The consubstantial mystery: New wording helps us appreciate Trinity 

David Mills 

North Texas Catholic 

 

1/20/2012 

When you’re young, you think you understand people. When I was 13, almost everyone I knew explained everyone else with a simple word like “insecure.” (Which was probably true, actually.) As we got older, we explained each other in slightly more complicated ways, drawn from the kind of psychology you pick up from Time magazine and intro to psych classes in college, often tracing whatever behavior we wanted to explain by the poor target’s childhood.

It’s a hard habit to break, but as you get older you begin to see that people are mysteries, even to themselves. You’d think that of all people St. Paul understood himself, but even he threw up his hands and admitted to the Christians in Rome that for some reason he didn’t do the good things he wanted to do but kept doing the bad things he didn’t want to do. You simply can’t describe anyone adequately in a few words or even in a long psychological report.

If we are mysteries, God is infinitely more mysterious than we are. We know God is a Trinity of persons, but what could that possibly mean? How do the persons relate to each other? What does it mean to say that the Father has a Son?

I bring this up because it helps explain why the new translation of the Mass uses “consubstantial” instead of “one in being with the Father.” In this column we’ll look at why the translators of the Creed used such an odd and unusual word when they could have used much simpler language.

The old wording certainly sounds better and seems (on the face of it) a lot easier to understand. The new wording is what my grandfather used to call a “twenty-dollar word.” (As you’ll guess, he grew up when $20 was a lot of money.)

It sticks out like a man in a tuxedo at the beach. It makes you feel like you’re listening to some really smart computer geeks who uses a language you will never, ever understand. It can make you feel you’re reading from a script written for someone else — particularly some gray-haired, tweed-jacketed, balding guy with a theology degree.

And this, I think, actually helps us think more deeply about what we’re saying when we pop up at Mass and start reciting the words of the Creed. The unusual word tells us that we are speaking of a great mystery, something that’s way, way above our pay grade. We’re speaking of the relation of the Father to the Son, which is sort of like the relation of a human father to a human son — that’s why Scripture gives us these names and not others — but in other ways not like it at all.

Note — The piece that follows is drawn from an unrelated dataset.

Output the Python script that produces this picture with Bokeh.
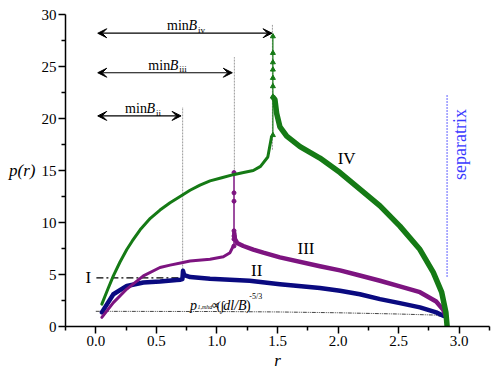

We need to be reminded that we can’t talk about the relation of the Father and the Son the way we talk about anything else. To put it simply, God has revealed this to us, but that doesn’t mean we’ll understand more than a tiny part of its meaning.

Think of trying to describe a beloved grandmother. You can tell people that she was this and she was that, and she did this and she did that, and tell a bunch of great stories about her. You could write out her history. But you wouldn’t be able to capture who she really is. You wouldn’t be able to describe her personality in a way someone else could with certainty pick her out of a group of sweet little old ladies like her.

If grandma can’t be described very well, God can’t be either, especially when we try to talk about the inner relations of the Trinity, and about what it means for the Father to have a Son and for the Son to be the Son of the Father. No matter how good you are with words, there’s a sharp limit to what you can do in this case. When we’re confidently racing through the Creed, we ought to slam on the brakes and remember that we’re talking about a great mystery. That odd twenty-dollar word “consubstantial” tells us to hit the brakes.